== SET TASK ==
Reproduce the material below line by line, beginning with its first line and ending with the line that contains "const locales = ['2', '4', '8', '16', '32', '64']"; leave out pictures.

== DATASET ==
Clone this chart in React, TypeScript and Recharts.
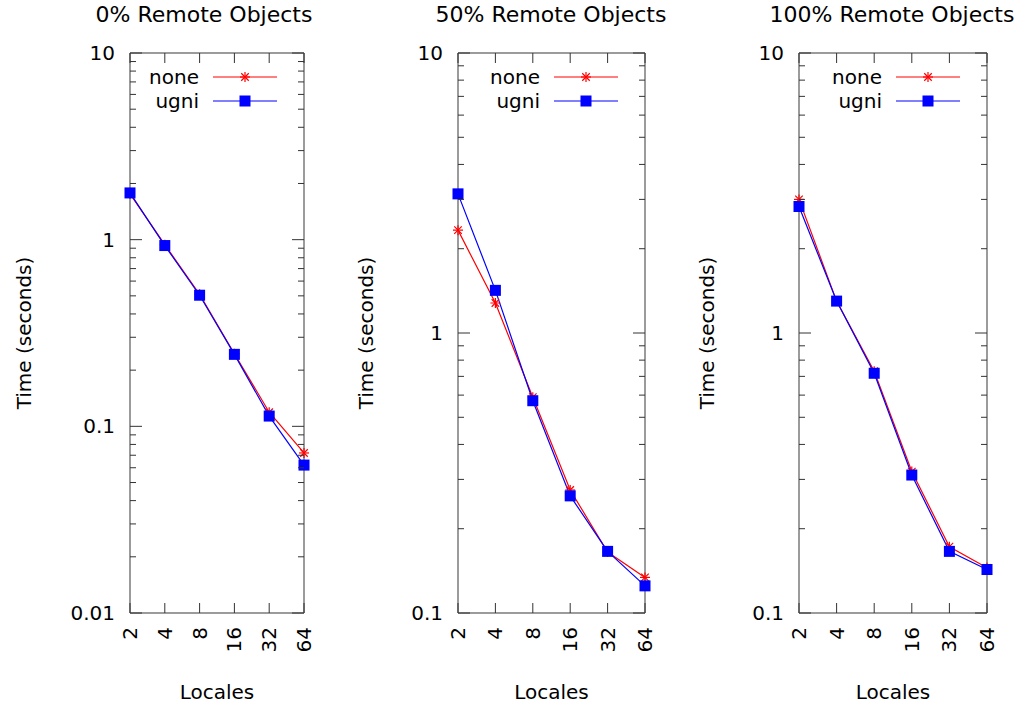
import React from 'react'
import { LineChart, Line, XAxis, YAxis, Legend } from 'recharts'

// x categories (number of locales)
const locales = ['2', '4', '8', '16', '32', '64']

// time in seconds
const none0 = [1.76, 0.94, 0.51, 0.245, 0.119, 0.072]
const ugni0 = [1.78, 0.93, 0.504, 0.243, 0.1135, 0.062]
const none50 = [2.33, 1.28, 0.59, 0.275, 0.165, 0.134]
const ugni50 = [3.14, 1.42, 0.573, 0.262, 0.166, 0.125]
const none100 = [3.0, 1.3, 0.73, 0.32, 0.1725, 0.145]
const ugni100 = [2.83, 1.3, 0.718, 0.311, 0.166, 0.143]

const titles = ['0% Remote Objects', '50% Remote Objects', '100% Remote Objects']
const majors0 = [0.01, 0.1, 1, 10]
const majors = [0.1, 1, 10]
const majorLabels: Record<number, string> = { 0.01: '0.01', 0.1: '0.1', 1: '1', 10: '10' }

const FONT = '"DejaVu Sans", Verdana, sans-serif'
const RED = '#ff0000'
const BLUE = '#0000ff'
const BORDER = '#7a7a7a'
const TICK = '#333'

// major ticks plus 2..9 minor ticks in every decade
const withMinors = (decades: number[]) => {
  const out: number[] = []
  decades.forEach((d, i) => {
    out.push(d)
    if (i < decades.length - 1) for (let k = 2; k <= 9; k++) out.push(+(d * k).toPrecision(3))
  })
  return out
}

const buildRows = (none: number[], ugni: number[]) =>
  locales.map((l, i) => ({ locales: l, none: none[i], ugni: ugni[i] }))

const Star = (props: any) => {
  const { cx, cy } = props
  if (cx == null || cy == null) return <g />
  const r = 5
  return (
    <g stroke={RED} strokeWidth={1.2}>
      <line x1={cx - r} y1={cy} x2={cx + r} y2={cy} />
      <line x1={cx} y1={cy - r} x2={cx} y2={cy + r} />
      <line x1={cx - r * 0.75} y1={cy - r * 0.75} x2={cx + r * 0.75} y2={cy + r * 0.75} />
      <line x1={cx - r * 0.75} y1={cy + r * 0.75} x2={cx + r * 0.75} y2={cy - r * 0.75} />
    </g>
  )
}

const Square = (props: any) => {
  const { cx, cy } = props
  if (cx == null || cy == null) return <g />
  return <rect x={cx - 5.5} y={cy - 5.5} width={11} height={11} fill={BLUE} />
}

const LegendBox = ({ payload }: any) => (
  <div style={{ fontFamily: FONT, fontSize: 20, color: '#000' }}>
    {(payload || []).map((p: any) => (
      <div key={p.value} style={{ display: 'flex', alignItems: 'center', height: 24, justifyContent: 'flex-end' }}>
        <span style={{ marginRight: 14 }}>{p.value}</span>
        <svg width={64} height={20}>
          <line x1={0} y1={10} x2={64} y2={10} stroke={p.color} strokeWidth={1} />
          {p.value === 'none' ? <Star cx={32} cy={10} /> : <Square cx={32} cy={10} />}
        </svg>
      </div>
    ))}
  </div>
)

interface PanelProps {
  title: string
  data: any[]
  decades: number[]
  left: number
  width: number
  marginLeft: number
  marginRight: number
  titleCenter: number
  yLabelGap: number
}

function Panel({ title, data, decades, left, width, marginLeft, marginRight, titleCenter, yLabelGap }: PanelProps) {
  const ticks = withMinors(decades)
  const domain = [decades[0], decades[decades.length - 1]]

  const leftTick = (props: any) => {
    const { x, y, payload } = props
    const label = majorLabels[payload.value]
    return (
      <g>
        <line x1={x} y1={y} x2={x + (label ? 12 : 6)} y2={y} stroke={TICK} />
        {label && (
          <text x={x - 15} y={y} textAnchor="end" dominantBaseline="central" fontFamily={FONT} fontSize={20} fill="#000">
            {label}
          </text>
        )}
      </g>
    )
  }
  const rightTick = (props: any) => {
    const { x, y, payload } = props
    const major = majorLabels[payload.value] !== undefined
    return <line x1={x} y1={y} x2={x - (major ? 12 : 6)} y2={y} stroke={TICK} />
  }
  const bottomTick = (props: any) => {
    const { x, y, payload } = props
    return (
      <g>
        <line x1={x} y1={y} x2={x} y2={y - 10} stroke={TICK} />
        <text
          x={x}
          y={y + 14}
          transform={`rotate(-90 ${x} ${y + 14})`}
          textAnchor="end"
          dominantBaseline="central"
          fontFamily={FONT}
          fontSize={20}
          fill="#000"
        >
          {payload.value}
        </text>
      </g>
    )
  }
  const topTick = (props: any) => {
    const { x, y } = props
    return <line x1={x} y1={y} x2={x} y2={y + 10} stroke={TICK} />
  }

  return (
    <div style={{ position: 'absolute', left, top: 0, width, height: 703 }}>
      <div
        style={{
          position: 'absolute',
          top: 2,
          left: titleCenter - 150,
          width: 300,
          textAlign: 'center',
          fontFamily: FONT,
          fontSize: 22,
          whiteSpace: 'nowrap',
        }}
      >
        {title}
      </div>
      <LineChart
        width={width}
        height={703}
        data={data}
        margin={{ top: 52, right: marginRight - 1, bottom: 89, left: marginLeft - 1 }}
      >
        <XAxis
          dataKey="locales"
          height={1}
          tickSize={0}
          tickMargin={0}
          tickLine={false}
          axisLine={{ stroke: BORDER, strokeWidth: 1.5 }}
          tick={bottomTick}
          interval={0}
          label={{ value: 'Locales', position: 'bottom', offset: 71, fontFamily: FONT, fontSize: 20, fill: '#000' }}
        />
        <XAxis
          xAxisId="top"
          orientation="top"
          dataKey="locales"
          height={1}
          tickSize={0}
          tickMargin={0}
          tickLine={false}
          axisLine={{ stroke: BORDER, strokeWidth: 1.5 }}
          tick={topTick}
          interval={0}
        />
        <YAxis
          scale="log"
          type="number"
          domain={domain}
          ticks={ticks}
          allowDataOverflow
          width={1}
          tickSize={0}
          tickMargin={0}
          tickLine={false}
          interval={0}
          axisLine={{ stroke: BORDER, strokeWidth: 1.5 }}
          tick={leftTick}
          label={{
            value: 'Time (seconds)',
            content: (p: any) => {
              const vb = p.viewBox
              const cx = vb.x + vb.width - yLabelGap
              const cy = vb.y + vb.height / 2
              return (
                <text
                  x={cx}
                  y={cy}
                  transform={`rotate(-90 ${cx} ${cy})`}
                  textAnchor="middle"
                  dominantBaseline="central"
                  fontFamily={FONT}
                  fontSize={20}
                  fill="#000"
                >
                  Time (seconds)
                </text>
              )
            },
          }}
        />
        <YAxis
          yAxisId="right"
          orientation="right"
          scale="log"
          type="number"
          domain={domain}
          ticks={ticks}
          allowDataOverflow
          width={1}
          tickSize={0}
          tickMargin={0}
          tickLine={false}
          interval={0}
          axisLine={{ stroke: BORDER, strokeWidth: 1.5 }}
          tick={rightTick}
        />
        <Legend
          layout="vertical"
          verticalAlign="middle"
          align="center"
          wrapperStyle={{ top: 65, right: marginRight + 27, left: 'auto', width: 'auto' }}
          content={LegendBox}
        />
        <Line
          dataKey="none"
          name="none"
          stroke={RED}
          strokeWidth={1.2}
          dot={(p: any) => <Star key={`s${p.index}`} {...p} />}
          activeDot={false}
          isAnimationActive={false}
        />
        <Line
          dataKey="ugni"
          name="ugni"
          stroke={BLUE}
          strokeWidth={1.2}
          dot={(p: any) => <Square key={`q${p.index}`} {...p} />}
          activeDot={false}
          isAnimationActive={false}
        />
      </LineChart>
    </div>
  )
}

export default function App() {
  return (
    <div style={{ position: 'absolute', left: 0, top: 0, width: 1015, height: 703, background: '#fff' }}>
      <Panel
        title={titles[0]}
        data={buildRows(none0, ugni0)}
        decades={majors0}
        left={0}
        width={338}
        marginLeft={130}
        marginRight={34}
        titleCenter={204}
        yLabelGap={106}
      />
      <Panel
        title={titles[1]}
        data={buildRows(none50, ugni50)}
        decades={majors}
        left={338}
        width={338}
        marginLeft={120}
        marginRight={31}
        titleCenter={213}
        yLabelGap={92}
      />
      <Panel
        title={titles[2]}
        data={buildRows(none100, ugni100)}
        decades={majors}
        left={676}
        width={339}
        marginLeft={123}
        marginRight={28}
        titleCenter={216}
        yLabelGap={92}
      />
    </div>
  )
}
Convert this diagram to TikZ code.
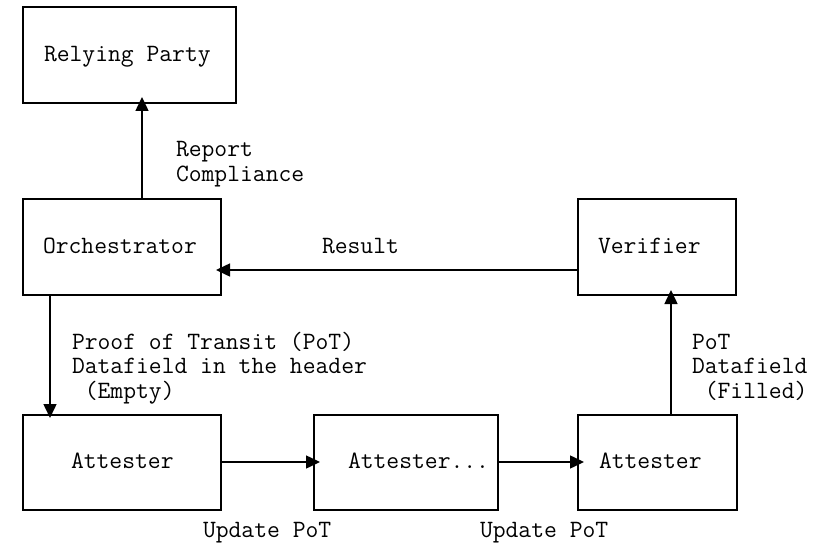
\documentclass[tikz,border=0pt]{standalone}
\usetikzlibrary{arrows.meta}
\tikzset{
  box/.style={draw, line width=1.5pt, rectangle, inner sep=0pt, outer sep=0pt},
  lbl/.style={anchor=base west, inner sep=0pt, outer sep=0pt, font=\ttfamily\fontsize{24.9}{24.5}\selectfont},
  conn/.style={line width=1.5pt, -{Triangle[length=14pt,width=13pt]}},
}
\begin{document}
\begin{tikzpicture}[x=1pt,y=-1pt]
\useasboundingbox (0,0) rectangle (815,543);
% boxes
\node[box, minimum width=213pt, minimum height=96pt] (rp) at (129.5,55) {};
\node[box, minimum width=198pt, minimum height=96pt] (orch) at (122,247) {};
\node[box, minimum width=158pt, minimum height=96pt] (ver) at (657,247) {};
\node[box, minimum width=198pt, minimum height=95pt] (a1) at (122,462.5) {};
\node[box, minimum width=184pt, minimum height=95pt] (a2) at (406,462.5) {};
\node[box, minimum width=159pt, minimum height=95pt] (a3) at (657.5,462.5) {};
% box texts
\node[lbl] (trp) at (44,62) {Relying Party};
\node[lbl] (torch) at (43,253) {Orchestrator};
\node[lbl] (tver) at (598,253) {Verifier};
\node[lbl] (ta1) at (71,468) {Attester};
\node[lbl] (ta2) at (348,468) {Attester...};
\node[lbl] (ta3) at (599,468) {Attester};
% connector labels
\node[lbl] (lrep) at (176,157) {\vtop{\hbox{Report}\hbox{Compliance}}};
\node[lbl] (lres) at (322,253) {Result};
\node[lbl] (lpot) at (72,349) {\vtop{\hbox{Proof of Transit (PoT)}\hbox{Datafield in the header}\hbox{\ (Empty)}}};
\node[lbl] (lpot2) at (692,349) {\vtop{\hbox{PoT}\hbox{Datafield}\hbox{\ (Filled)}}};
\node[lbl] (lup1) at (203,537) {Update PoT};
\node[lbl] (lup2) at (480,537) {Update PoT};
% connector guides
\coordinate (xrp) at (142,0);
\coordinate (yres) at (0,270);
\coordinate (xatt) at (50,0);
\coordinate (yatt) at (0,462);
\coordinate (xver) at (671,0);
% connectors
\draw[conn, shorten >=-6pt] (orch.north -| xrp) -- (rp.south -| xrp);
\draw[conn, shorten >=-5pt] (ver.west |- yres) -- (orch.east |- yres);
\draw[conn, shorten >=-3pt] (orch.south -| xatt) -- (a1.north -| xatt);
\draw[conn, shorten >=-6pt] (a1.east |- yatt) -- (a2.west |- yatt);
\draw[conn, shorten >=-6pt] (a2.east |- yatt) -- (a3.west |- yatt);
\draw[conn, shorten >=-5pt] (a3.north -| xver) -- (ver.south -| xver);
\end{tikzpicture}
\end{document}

== TASK RESPONSE ==
Clone this chart in React, TypeScript and Recharts.
import React from 'react'
import { LineChart, Line, XAxis, YAxis, Legend } from 'recharts'

// x categories (number of locales)
const locales = ['2', '4', '8', '16', '32', '64']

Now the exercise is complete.